War and Peace: Check-In #8

Yay! I just finished August’s instalment for our War and Peace read along as I am writing this. This part certainly felt like it was taking me forever.. Perhaps because it was the longest in the bunch thus far?

As always, Amy has the Mr. Linky and shares a lot of thoughtful ideas on the book herself.


So here are some of my thoughts in bullet points:

  • First, I really do think that perhaps it is the spaces of time in between reading War and Peace that makes it less immediately engaging for me. On the one hand, I think it is the fact that I have committed to a one-year read along that has kept me going, and I might have given up before if it weren’t for that. On the other, by reading 100 pages a month I seem to spent 29 days not picking the book up and then one day reading all the pages at once. It takes me about at least 30 pages to get into the feel of the book again each time.. So you can see how that might be a problem;
  • As Amy says, there seems to be an underlying theme of building nationalism and heroism resulting in disillusionment and defeat running through this novel at different points. I might be imagining this, but it sometimes feels like Tolstoy casts religion in a similar role? Although Andrei eventually seems to find peace in religion, it is perhaps the only time I have come across the theme as remotely positive. Whenever religion is broached it is almost placed outside of the immediate personal sphere, casts as somehow very finely intertwined with personal fictions and ultimately emptiness. I cannot shake the feeling that Tolstoy was not a fan of much of the religious landscape of his time, but of course I know very little about him and his context, and I am only going by a gut feeling while reading;
  • I thought the scene about the fine put on speaking French very funny, because in a few pages it seems to capture the pretense of the upper class, and the loss of expression and somehow “identity” upon taking that sign of distinction away. Very funny, I felt;
  • While, as Amy says, I am also not a great fan of Napoleon’s personal scenes, I did think the scenes before battle are very well-drawn. It is never said outright, but in between the lines, there is a definite sense of Napoleon’s personal insecurities and nerves before battle, which I felt were interesting to see described, particularly in contrast with Tolstoy’s big critique of history;
  • As for that critique, Tolstoy is really hitting us over the head with the idea that “history’s course” is not decided by the few big men, isn’t he? I find his argument intriguing, but at times I wonder how truly convincing he has managed to portray it thus far. Don’t get me wrong, I couldn’t agree with him more that nothing is ultimately decided by a few privileged people without other forces or persons also having a say. But it is exactly this latter part of his argument that I cannot yet truly trace fully in his writing. Except for his insistence that winning a battle is about the spirit of the army men, it is his insistence rather than his actual portrayal that carries his argument thus far. I am still waiting for something that will draw it together, that will make it more visible than the tracing of personal lives. I haven’t a clue how that is to be done.. Or perhaps he really does manage to do so, and I am instead still puzzled about this idea of an “outside force” that remains somewhat elusive the whole time.

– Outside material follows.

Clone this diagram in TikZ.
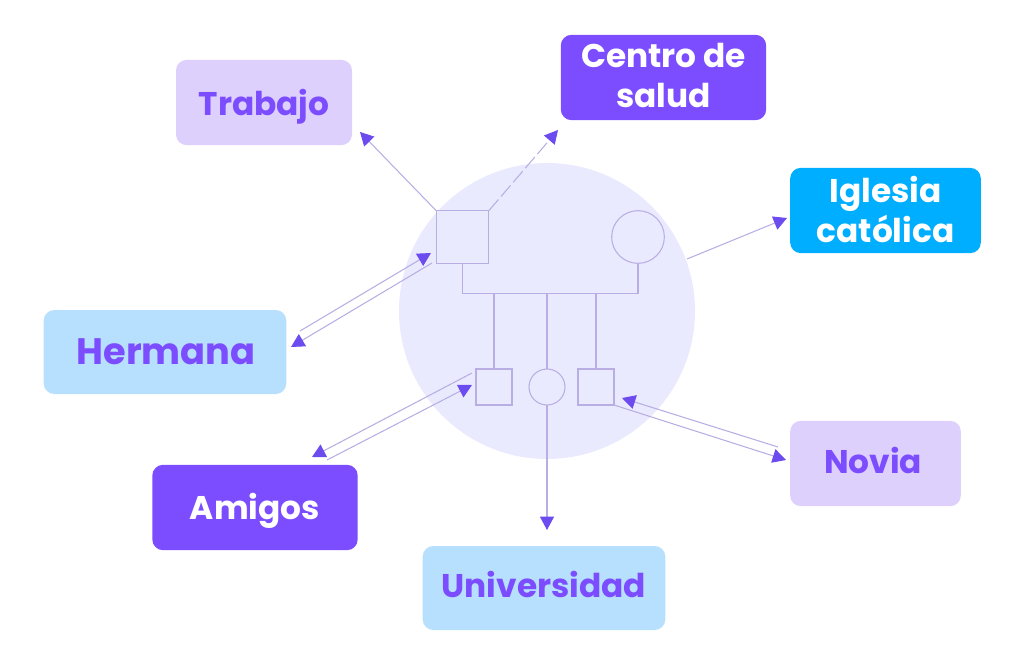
\documentclass[tikz,border=0pt]{standalone}
\usepackage{fontspec}
\setmainfont{Poppins}
\usetikzlibrary{arrows.meta}

\definecolor{lilac}{HTML}{DDD0FD}
\definecolor{violet}{HTML}{7C4DFF}
\definecolor{sky}{HTML}{00AEFF}
\definecolor{pale}{HTML}{B7DFFE}
\definecolor{halo}{HTML}{EAEAFE}
\definecolor{wire}{HTML}{B8AEE4}
\definecolor{tipcol}{HTML}{6C4BEF}

\newcommand{\nudged}[2]{\raisebox{#1}[\height][\depth]{#2}}

\tikzset{
    px/.style={x=0.75pt, y=-0.75pt},
    box/.style={rounded corners=8pt, inner sep=0pt, outer sep=0pt, align=center, font=\bfseries\fontsize{24.6}{29.3}\selectfont},
    lightbox/.style={box, text=violet},
    darkbox/.style={box, text=white},
    male/.style={draw=wire, line width=0.8pt, inner sep=0pt, outer sep=0pt},
    female/.style={circle, draw=wire, line width=0.8pt, inner sep=0pt, outer sep=0pt},
    wireline/.style={draw=wire, line width=0.8pt},
    link/.style={wireline, -{Stealth[inset=0pt, color=tipcol, length=10pt, width=10.5pt]}},
}

\begin{document}
\begin{tikzpicture}[px]
    \useasboundingbox (0,0) rectangle (1024,663);
    \node[circle, fill=halo, minimum size=222pt, inner sep=0pt] (family) at (547,311) {};

    \node[lightbox, fill=lilac, minimum width=132pt, minimum height=64pt] (trabajo) at (264,102.5) {\nudged{-3pt}{Trabajo}};
    \node[darkbox, fill=violet, minimum width=154pt, minimum height=64pt] (centro) at (663.5,77.5) {\nudged{1.5pt}{Centro de}\\\nudged{1.5pt}{salud}};
    \node[darkbox, fill=sky, minimum width=143pt, minimum height=64pt] (iglesia) at (885.5,210.5) {\nudged{0.75pt}{Iglesia}\\\nudged{0.75pt}{católica}};
    \node[lightbox, fill=pale, minimum width=182pt, minimum height=63pt, font=\bfseries\fontsize{27.6}{30}\selectfont] (hermana) at (165,352) {\hspace*{1.5pt}Hermana};
    \node[darkbox, fill=violet, minimum width=154pt, minimum height=64pt] (amigos) at (255,507.5) {\nudged{-2.25pt}{Amigos}};
    \node[lightbox, fill=pale, minimum width=182pt, minimum height=63pt] (universidad) at (544,588) {\nudged{3pt}{Universidad}};
    \node[lightbox, fill=lilac, minimum width=128pt, minimum height=64pt] (novia) at (875.5,463.5) {\nudged{2.25pt}{Novia}\hspace*{3.5pt}};

    \node[male, minimum size=39.5pt] (father) at (462.5,237) {};
    \node[female, minimum size=39.5pt] (mother) at (638,237) {};
    \node[male, minimum size=27pt] (son) at (494,387) {};
    \node[female, minimum size=27pt] (daughter) at (547,387) {};
    \node[male, minimum size=27pt] (youngest) at (596,387) {};

    % family lines
    \draw[wireline] (father.south) -- ++(0,30) coordinate (bar) -| (mother.south);
    \draw[wireline] (son.north) -- (son.north |- bar);
    \draw[wireline] (daughter.north) -- (daughter.north |- bar);
    \draw[wireline] (youngest.north) -- (youngest.north |- bar);

    % free ends of the links
    \coordinate (trabajoEnd) at (360,132);
    \coordinate (centroEnd) at (558,130);
    \coordinate (iglesiaStart) at (687,259);
    \coordinate (iglesiaEnd) at (787,218);
    \coordinate (hermanaA) at (300,331);
    \coordinate (hermanaB) at (431,253);
    \coordinate (hermanaC) at (432,263);
    \coordinate (hermanaD) at (291,347);
    \coordinate (amigosA) at (472,373);
    \coordinate (amigosB) at (312,457);
    \coordinate (amigosC) at (327,460);
    \coordinate (amigosD) at (472,385);
    \coordinate (noviaA) at (778,447);
    \coordinate (noviaB) at (622,398);
    \coordinate (noviaC) at (786,460);
    \coordinate (uniEnd) at (547,530);

    \draw[link] (father.north west) -- (trabajoEnd);
    \draw[link, dash pattern=on 11pt off 3pt] (father.north east) -- (centroEnd);
    \draw[link] (iglesiaStart) -- (iglesiaEnd);
    \draw[link] (hermanaA) -- (hermanaB);
    \draw[link] (hermanaC) -- (hermanaD);
    \draw[link] (amigosA) -- (amigosB);
    \draw[link] (amigosC) -- (amigosD);
    \draw[link] (noviaA) -- (noviaB);
    \draw[link] (youngest.south east) -- (noviaC);
    \draw[link] (daughter.south) -- (uniEnd);
\end{tikzpicture}
\end{document}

Enough philosophising for 11 at night. I had better go to sleep and schedule this for the morning. Perhaps I will be good this month and actually pick the book up again before September 29.

6 responses to “War and Peace: Check-In #8

  1. I read this the same way as you, basically all in one go, but I’m liking that. I’m pretty sure I couldn’t commit to reading it every day until it was finished but for some reason, 100+ pages every 30 days works. I’m also trying to just sit back and let it roll over me and not stress to much about following all of the characters.

    • Because I need about 30 pages to get back into the story, I think reading it in one go is the way it works for me as well. Still, the gap between readings leaves me a little uneasy.

  2. I wonder if I could pick up where I left off, like four years ago, and join you half way through! :) Ummm…. I remember being into the people stories, but the war stories… baffling!

  3. Amy @ My Friend Amy

    Lol you make everything I say sound so much smarter!

    yeah I also cram the book but at the same time I’m pretty sure I would have given up by now so I’m not exactly sure what to think about that!

  4. It was your post that actually made me pick up the book again. I have finished two more books since you posted this and I am hoping to be somewhat caught up by the time the end of next month (October) rolls around.